The Creative Cooking Crew is back again with an very interesting challenge for June. The theme is 1 Color for the plate. And here was my thought process:
Great concept! What color should I pick? What color should I not pick to avoid duplicate choices as much as possible? D*?% it I am stuck. I have to do something totally out there. Google, help me?
And I knew I had found an instant winner when I landed on an article about food that glows under a black light. OK so I am bending the rules a bit because technically it’s not a color…but it’s a luminescent ultraviolet meal resulting in one color on my plate!
In reality ultraviolet is an electromagnetic radiation. Physically speaking, the waves of this radiation are like visible light…except that they are invisible to the human eye. What you can see is the reflection of this invisible light which so happens to be in the spectrum of what we see as violets.
Kitchen Table Scraps did a whole series of posts on food color studies which are really worth checking out. Her last post is about ultraviolet foods and I pretty much stuck to the Luminous Watermelon Salad, only changing a few presentation elements to make it a complete lunch.

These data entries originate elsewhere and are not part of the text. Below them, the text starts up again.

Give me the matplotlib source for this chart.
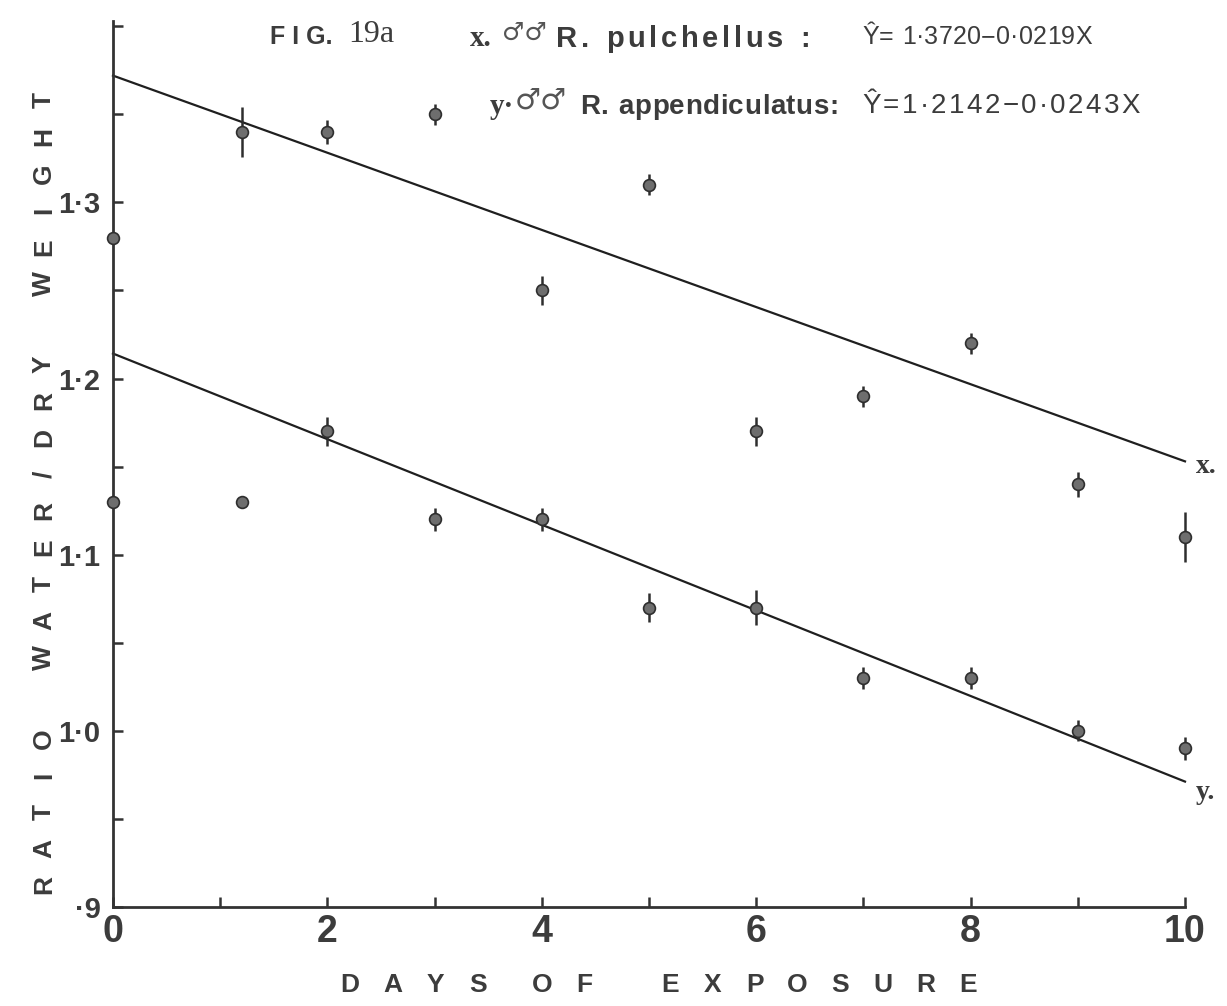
import matplotlib
matplotlib.use("Agg")
import matplotlib.pyplot as plt
import numpy as np

# Days of exposure at which each sample was weighed
days = [0, 1.2, 2, 3, 4, 5, 6, 7, 8, 9, 10]

# x. R. pulchellus males: mean water/dry weight ratio and error half-widths
ratio_pulchellus = [1.28, 1.34, 1.34, 1.35, 1.25, 1.31, 1.17, 1.19, 1.22, 1.14, 1.11]
err_pulchellus = [0.0, 0.014, 0.007, 0.006, 0.008, 0.006, 0.008, 0.006, 0.006, 0.007, 0.014]

# y. R. appendiculatus males
ratio_appendiculatus = [1.13, 1.13, 1.17, 1.12, 1.12, 1.07, 1.07, 1.03, 1.03, 1.00, 0.99]
err_appendiculatus = [0.0, 0.0, 0.008, 0.0065, 0.0065, 0.008, 0.01, 0.0065, 0.006, 0.006, 0.0065]

# Fitted regression lines  Y = a + b X
fit_pulchellus = (1.3720, -0.0219)
fit_appendiculatus = (1.2142, -0.0243)

x_ticks = [0, 2, 4, 6, 8, 10]
y_ticks = [0.9, 1.0, 1.1, 1.2, 1.3]
y_tick_labels = ["·9", "1·0", "1·1", "1·2", "1·3"]

W, H = 1227, 1006
INK = "#333333"
TEXT = "#3c3c3c"
SANS = ["Liberation Sans", "DejaVu Sans"]
SERIF = ["Liberation Serif", "DejaVu Serif"]

fig = plt.figure(figsize=(W / 100, H / 100), dpi=100)
renderer = fig.canvas.get_renderer()
ax = fig.add_axes([113 / W, 99 / H, 1072 / W, 886 / H])
ax.set_xlim(0, 10)
ax.set_ylim(0.9, 1.403)

for side in ("top", "right"):
    ax.spines[side].set_visible(False)
for side in ("left", "bottom"):
    ax.spines[side].set_linewidth(2.0)
    ax.spines[side].set_color(INK)

x_all = np.arange(0, 11, 1)
ax.set_xticks(x_all)
ax.set_xticklabels([str(v) if v in x_ticks else "" for v in x_all])
y_all = np.round(np.arange(0.9, 1.4001, 0.05), 2)
ax.set_yticks(y_all)
ax.set_yticklabels([y_tick_labels[y_ticks.index(v)] if v in y_ticks else "" for v in y_all])
ax.tick_params(axis="both", direction="in", length=7, width=1.8, color=INK)
ax.tick_params(axis="x", pad=5, labelsize=27, labelcolor=TEXT)
ax.tick_params(axis="y", pad=9, labelsize=21, labelcolor=TEXT)
for lab in ax.get_xticklabels() + ax.get_yticklabels():
    lab.set_fontfamily(SANS)
    lab.set_fontweight("bold")

# Regression lines
xs = np.array([0, 10])
for a, b in (fit_pulchellus, fit_appendiculatus):
    ax.plot(xs, a + b * xs, color="#1f1f1f", lw=1.6, clip_on=False, zorder=2)

# Means with error bars
for vals, errs in ((ratio_pulchellus, err_pulchellus), (ratio_appendiculatus, err_appendiculatus)):
    ax.errorbar(days, vals, yerr=errs, fmt="o", ms=8.5, mfc="#6e6e6e", mec="#2e2e2e",
                mew=1.2, ecolor="#2e2e2e", elinewidth=1.8, capsize=0, clip_on=False, zorder=3)

# Line identifiers at the right-hand ends
ax.text(10.1, fit_pulchellus[0] + 10 * fit_pulchellus[1] - 0.003, "x.", family=SERIF,
        fontweight="bold", fontsize=20, color=TEXT, va="center", ha="left", clip_on=False)
ax.text(10.1, fit_appendiculatus[0] + 10 * fit_appendiculatus[1] - 0.006, "y.", family=SERIF,
        fontweight="bold", fontsize=20, color=TEXT, va="center", ha="left", clip_on=False)


def spaced(text, start, end, fixed, space_w=1.0, vertical=False, **kw):
    """Lay out letters evenly between two pixel positions."""
    weights = [space_w if c == " " else 1.0 for c in text]
    steps = [(weights[i] + weights[i + 1]) / 2 for i in range(len(text) - 1)]
    centers = np.concatenate([[0], np.cumsum(steps)])
    centers = start + (end - start) * centers / centers[-1]
    for c, p in zip(text, centers):
        if c == " ":
            continue
        if vertical:
            fig.text(fixed / W, 1 - p / H, c, rotation=90, ha="center", va="center", **kw)
        else:
            fig.text(p / W, 1 - fixed / H, c, ha="center", va="center", **kw)


def tracked(text, x0, x1, y, **kw):
    """Set a text letter by letter with extra tracking so it runs from x0 to x1."""
    probe = fig.text(0, 0, "n", **kw)
    space = probe.get_window_extent(renderer).width * 0.55
    widths = []
    for c in text:
        if c == " ":
            widths.append(space)
        else:
            probe.set_text(c)
            widths.append(probe.get_window_extent(renderer).width)
    probe.remove()
    extra = (x1 - x0 - sum(widths)) / max(len(text) - 1, 1)
    pos = x0
    for c, w in zip(text, widths):
        if c != " ":
            fig.text(pos / W, 1 - y / H, c, ha="left", va="center", **kw)
        pos += w + extra


label_kw = dict(family=SANS, fontweight="bold", fontsize=19, color=TEXT)
spaced("RATIO WATER/DRY WEIGHT", 885, 100, 44, space_w=1.2, vertical=True, **label_kw)
spaced("DAYS OF  EXPOSURE", 350, 968, 985, space_w=0.5, **label_kw)

# Figure heading and legend with regression equations
head_kw = dict(ha="left", va="center", color=TEXT)
fig.text(270 / W, 1 - 37 / H, "F I G.", family=SANS, fontweight="bold", fontsize=18, **head_kw)
fig.text(348 / W, 1 - 35 / H, "19a", family=SERIF, fontsize=23, **head_kw)

fig.text(470 / W, 1 - 39 / H, "x.", family=SERIF, fontweight="bold", fontsize=21, **head_kw)
fig.text(502 / W, 1 - 33 / H, "♂♂", family=["DejaVu Sans"], fontweight="bold", fontsize=18,
         ha="left", va="center", color="#555555")
tracked("R. pulchellus :", 556, 810, 39, family=SANS, fontweight="bold", fontsize=21, color=TEXT)
tracked("Ŷ= 1·3720−0·0219X", 862, 1092, 37, family=SANS, fontsize=18, color=TEXT)

fig.text(490 / W, 1 - 107 / H, "y·", family=SERIF, fontweight="bold", fontsize=21, **head_kw)
fig.text(515 / W, 1 - 101 / H, "♂♂", family=["DejaVu Sans"], fontweight="bold", fontsize=21,
         ha="left", va="center", color="#555555")
tracked("R. appendiculatus:", 580, 838, 107, family=SANS, fontweight="bold", fontsize=20, color=TEXT)
tracked("Ŷ=1·2142−0·0243X", 862, 1140, 106, family=SANS, fontsize=20, color=TEXT)

fig.savefig("out.png", dpi=100, facecolor="white")
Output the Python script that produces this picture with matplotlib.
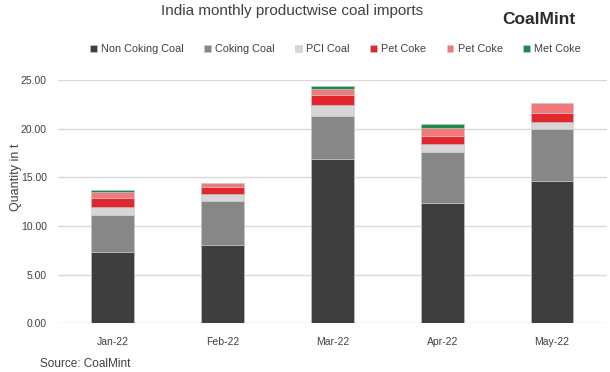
import matplotlib.pyplot as plt
import numpy as np

plt.rcParams['font.family'] = ['Liberation Sans', 'DejaVu Sans']

months = ['Jan-22', 'Feb-22', 'Mar-22', 'Apr-22', 'May-22']
non_coking = [7.36, 8.05, 16.89, 12.33, 14.63]
coking = [3.77, 4.52, 4.42, 5.24, 5.34]
pci = [0.80, 0.75, 1.15, 0.85, 0.75]
pet_coke = [0.92, 0.72, 0.95, 0.87, 0.86]
pet_coke2 = [0.68, 0.35, 0.62, 0.82, 1.02]
met_coke = [0.17, 0.04, 0.31, 0.38, 0.05]

series = [
    ('Non Coking Coal', non_coking, '#3f3e3e'),
    ('Coking Coal', coking, '#878787'),
    ('PCI Coal', pci, '#d6d6d6'),
    ('Pet Coke', pet_coke, '#e0272e'),
    ('Pet Coke', pet_coke2, '#f2797b'),
    ('Met Coke', met_coke, '#1c8a4c'),
]

fig = plt.figure(figsize=(6.1, 3.72), dpi=100)
ax = fig.add_axes([0.095, 0.131, 0.9, 0.654])

x = np.arange(len(months))
bottom = np.zeros(len(months))
handles = []
for name, vals, col in series:
    b = ax.bar(x, vals, 0.39, bottom=bottom, color=col, label=name,
               edgecolor='#c8c8c8', linewidth=0.4, zorder=3)
    handles.append(b)
    bottom += np.array(vals)

ax.set_xlim(-0.5, 4.5)
ax.set_ylim(0, 25)
ax.set_yticks(np.arange(0, 26, 5))
ax.set_yticklabels(['%.2f' % v for v in np.arange(0, 26, 5)])
ax.set_xticks(x)
ax.set_xticklabels(months)
ax.yaxis.grid(True, color='#d9d9d9', linewidth=1, zorder=0)
ax.tick_params(length=0, labelsize=7.5, colors='#404040')
ax.tick_params(axis='x', pad=10)
ax.tick_params(axis='y', pad=8)
for s in ax.spines.values():
    s.set_visible(False)
ax.set_ylabel('Quantity in t', fontsize=9, color='#404040')
ax.yaxis.set_label_coords(-0.065, 0.6)

fig.text(0.478, 0.97, 'India monthly productwise coal imports',
         ha='center', va='center', fontsize=11, color='#404040')
fig.text(0.884, 0.947, 'CoalMint', ha='center', va='center', fontsize=12.5,
         fontweight='bold', color='#2b2b2b')
fig.legend(handles=handles, loc='center', bbox_to_anchor=(0.55, 0.867),
           ncol=6, frameon=False, fontsize=7.8, handlelength=0.6,
           handleheight=0.6, handletextpad=0.4, columnspacing=1.9,
           labelcolor='#404040')
fig.text(0.065, 0.006, 'Source: CoalMint', fontsize=8.5, color='#404040',
         va='bottom')

fig.savefig('out.png', dpi=100)
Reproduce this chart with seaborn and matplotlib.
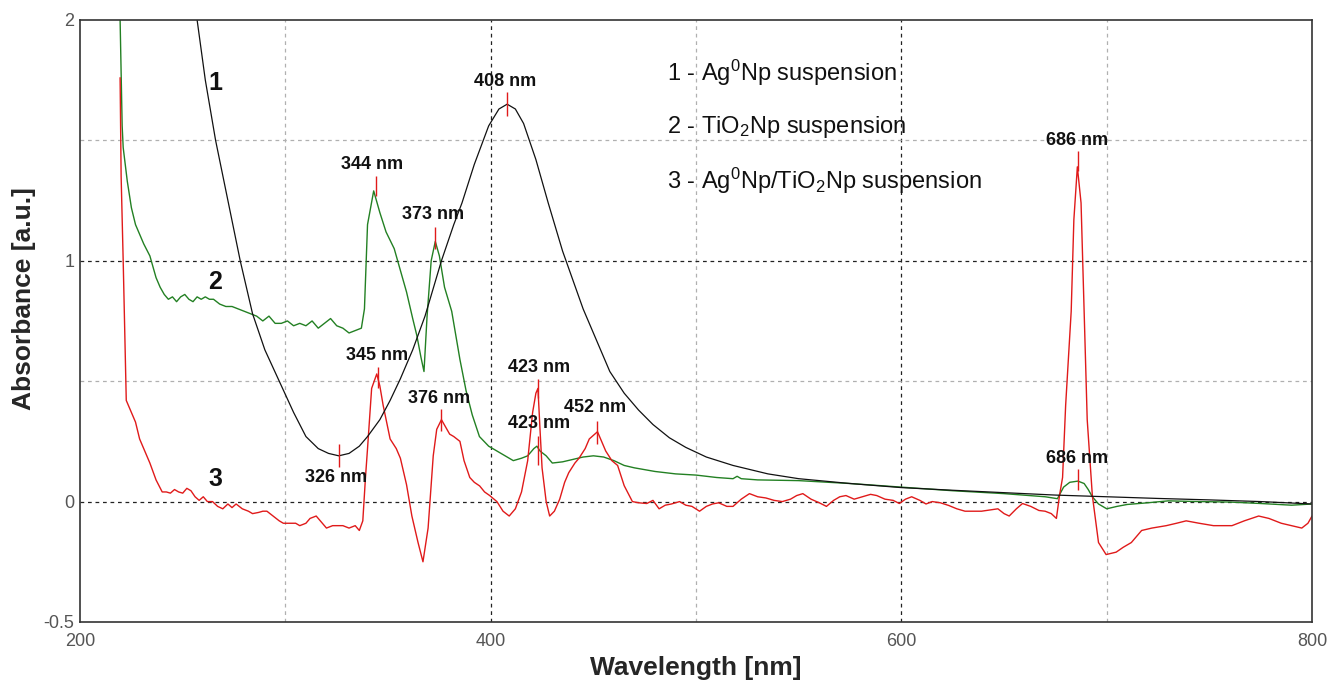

So how do you light a dish for an ultraviolet shoot? Just get yourself a black light tube (not the bulbs) at the hardware store for your photo shoot . And you have to pick foods that react to black light too. I used the three most common ones:
Your number one choice here is tonic water. The quinine, a natural white crystalline alkaloid, found in tonic water is very sensitive to ultraviolet light and will glow intensely. Below you can see a simple tumbler of plain tonic water. Notice the sprinkling of coarse salt around the glass that glows a dark purple.
For my dish I made a granita from tonic water and a bit of lemon juice. Every 30 min or so I broke up the ice with a fork to get the granita texture. My next choice is white ingredients. A sliced hard boiled egg is a great choice, as well as a little sprinkling of flaked coconut, for a medium strength glow.
And my final component is food with a high water concentration because UV light bounces of a water surface quite well. A stacked salad of cubed watermelon and cucumber round of the lunch plate, offering a dark purple hue.
Here above is a shot in normal light, minus the granita. That stuff melts so fast.
And the photo below is the same shot lit by only a black light, with the granita added this time. How cool is that? Please note the photos were cleaned up with a software but I did not enhance the glow, it is natural.